The Facebook Panopticon
So everyone is up in arms about Facebook’s latest effort to serve its assets (us) up to its customers (the advertising industry). The new idea, already in practice, is called “Sponsored Stories.” It lets advertisers pull content from your posts, and use it in ads that show up on your friend’s pages. So instead of getting a generic Starbucks ad, you’d get an ad that replays one of your friend’s posts – “I just got a Tall Latte at Starbucks” or “my MINI really got me out of the snow this morning.”
What does it mean? Likely nothing, as the feature could conceivably be pulled once people complain – as it happens with so many other Facebook innovations. Of course, they’ll only pull back so far, keeping some element of this technology and marketing policy intact.
What’s so pernicious about this one, as I see it, has less to do with its impact on the ads’ viewers than on the ads’ unwitting creators. As I explained to Annalee Newitz for her article on the subject, the thing that’s spooky here is not just that advertisers can get leverage by using the comments of “real people.” It’s that our behavior as consumers is itself being retrained. We are to feel like we are living in the ads.

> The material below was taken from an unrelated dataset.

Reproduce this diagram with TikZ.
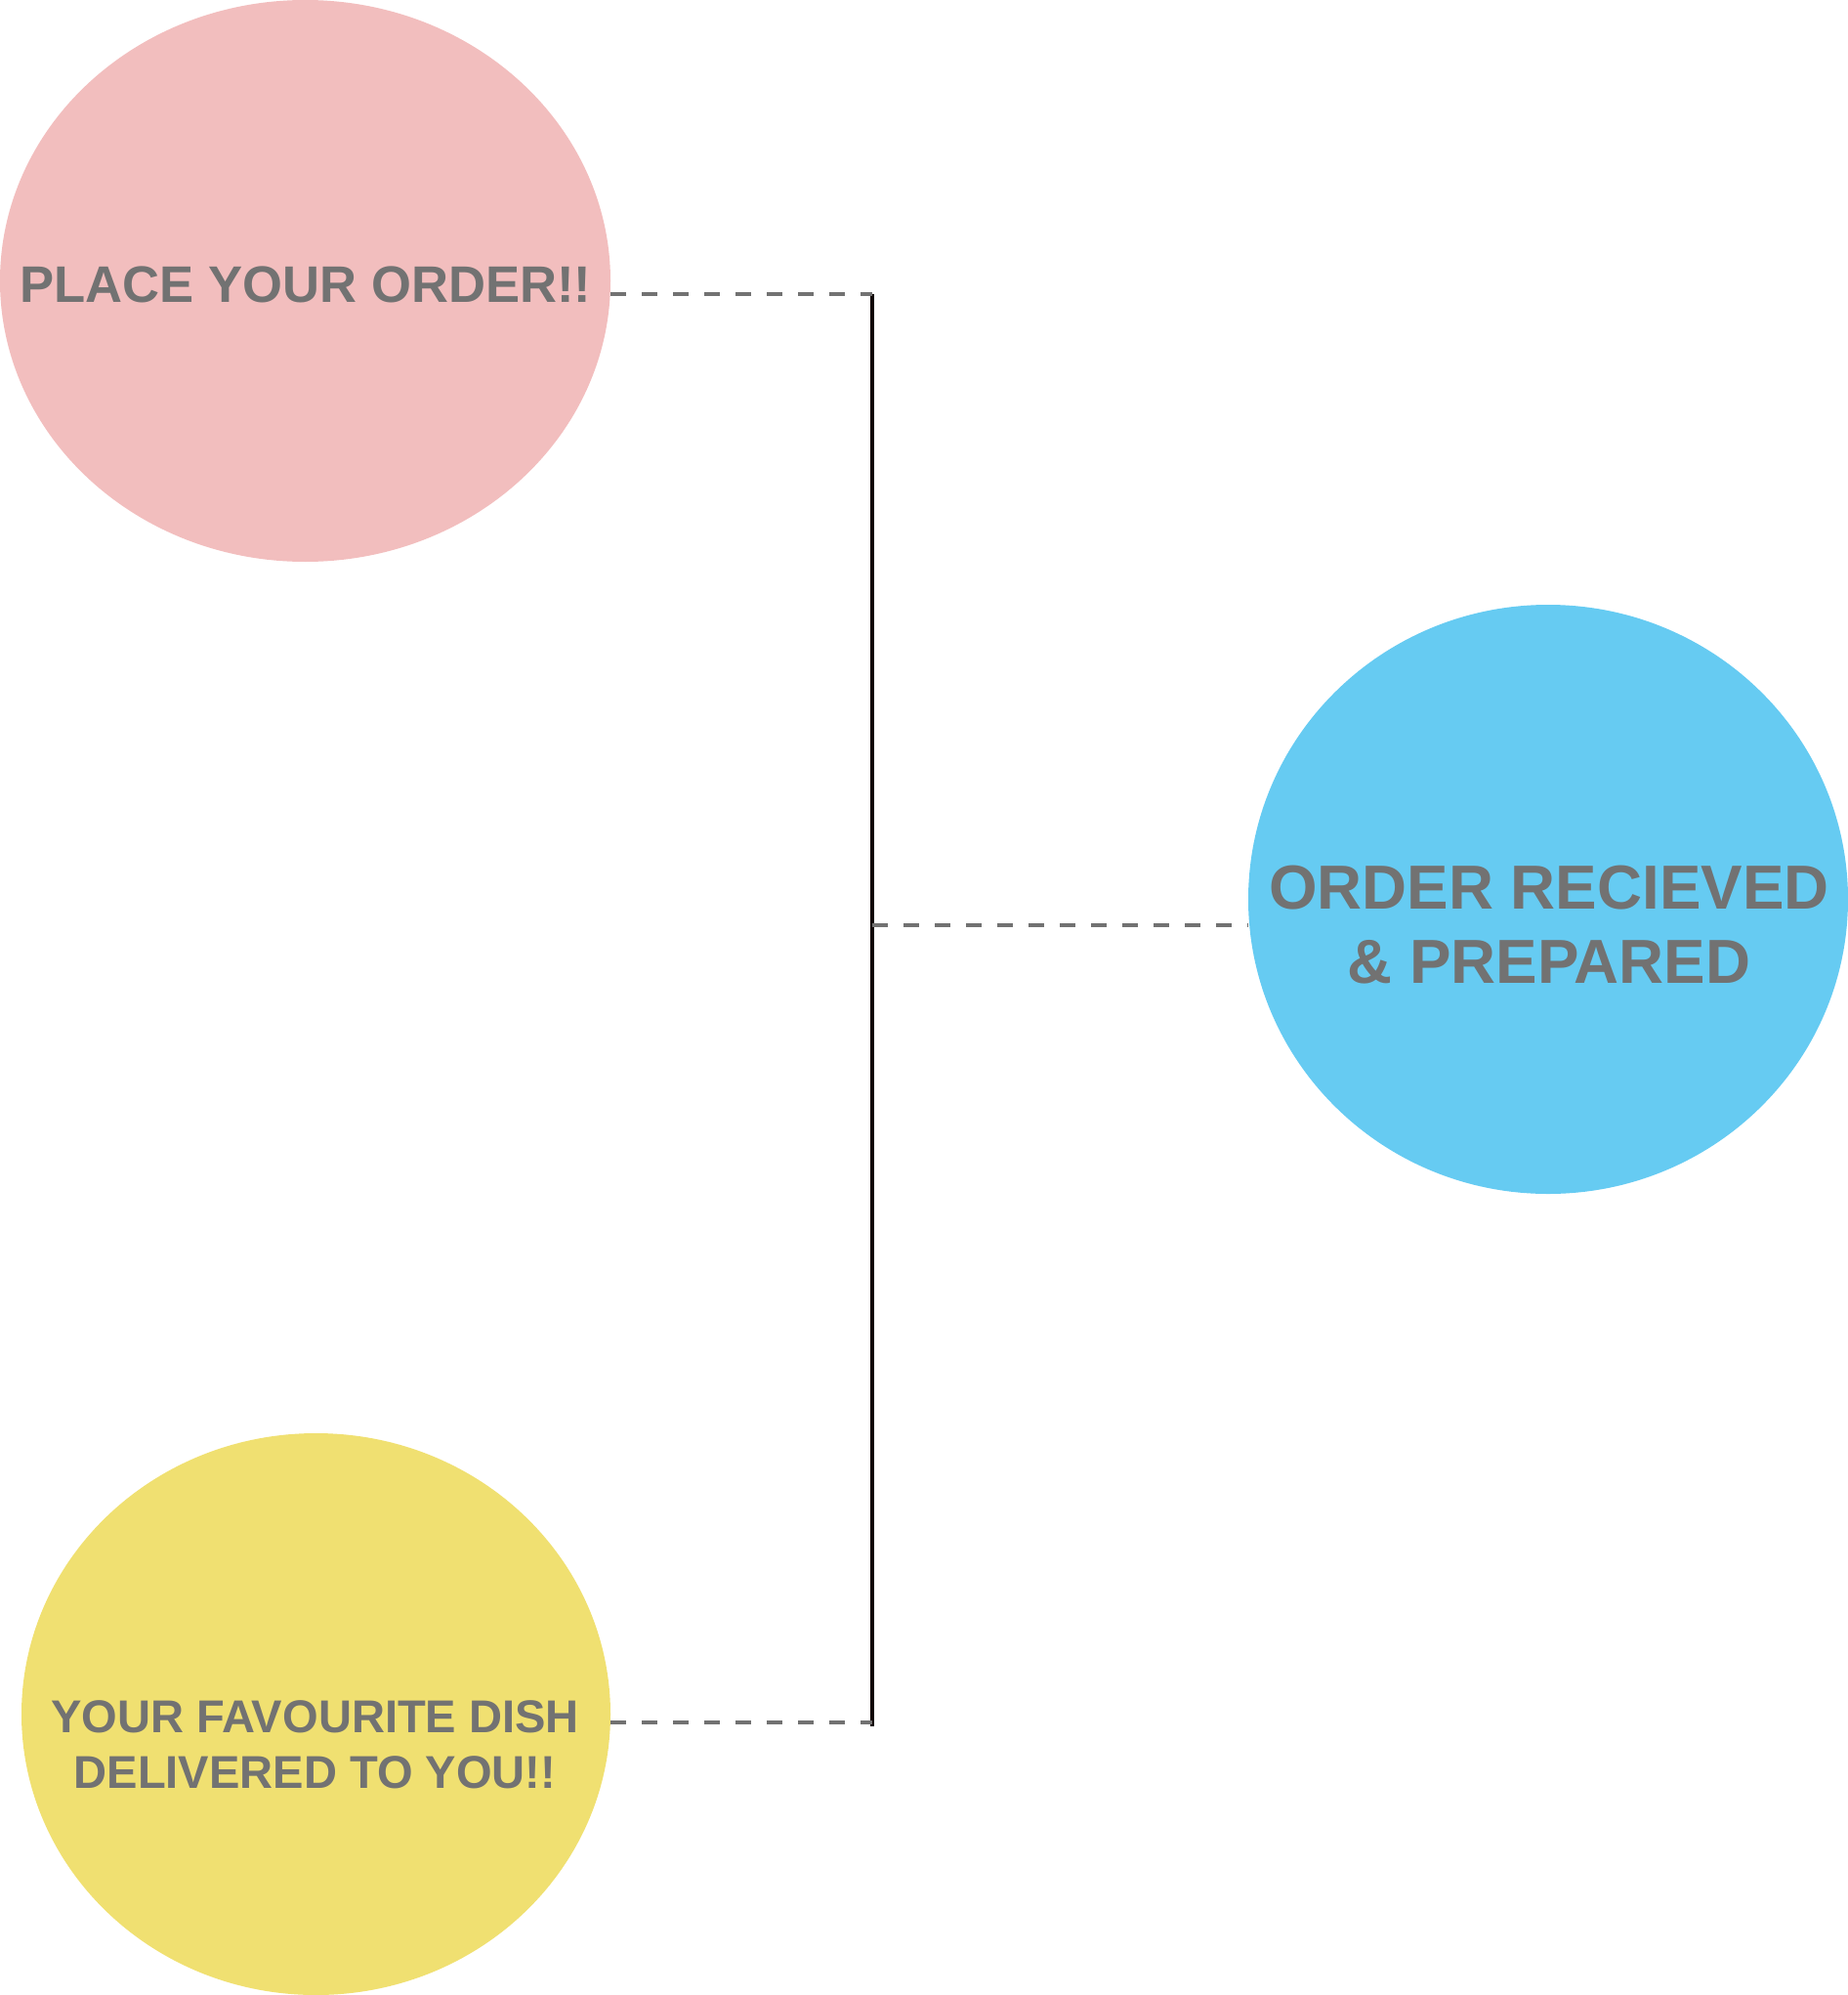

Whether or not any of our comments is actually chosen, it could be. It’s like a panopticon, where the surveillance is all that is required to change
our behavior. Those of us who remain on Facebook are now ever closer to identifying completely as consumers, trying to please the corporations observing our behaviors.
And even if they pull the whole Sponsored Stories thing right now, we still know they are watching.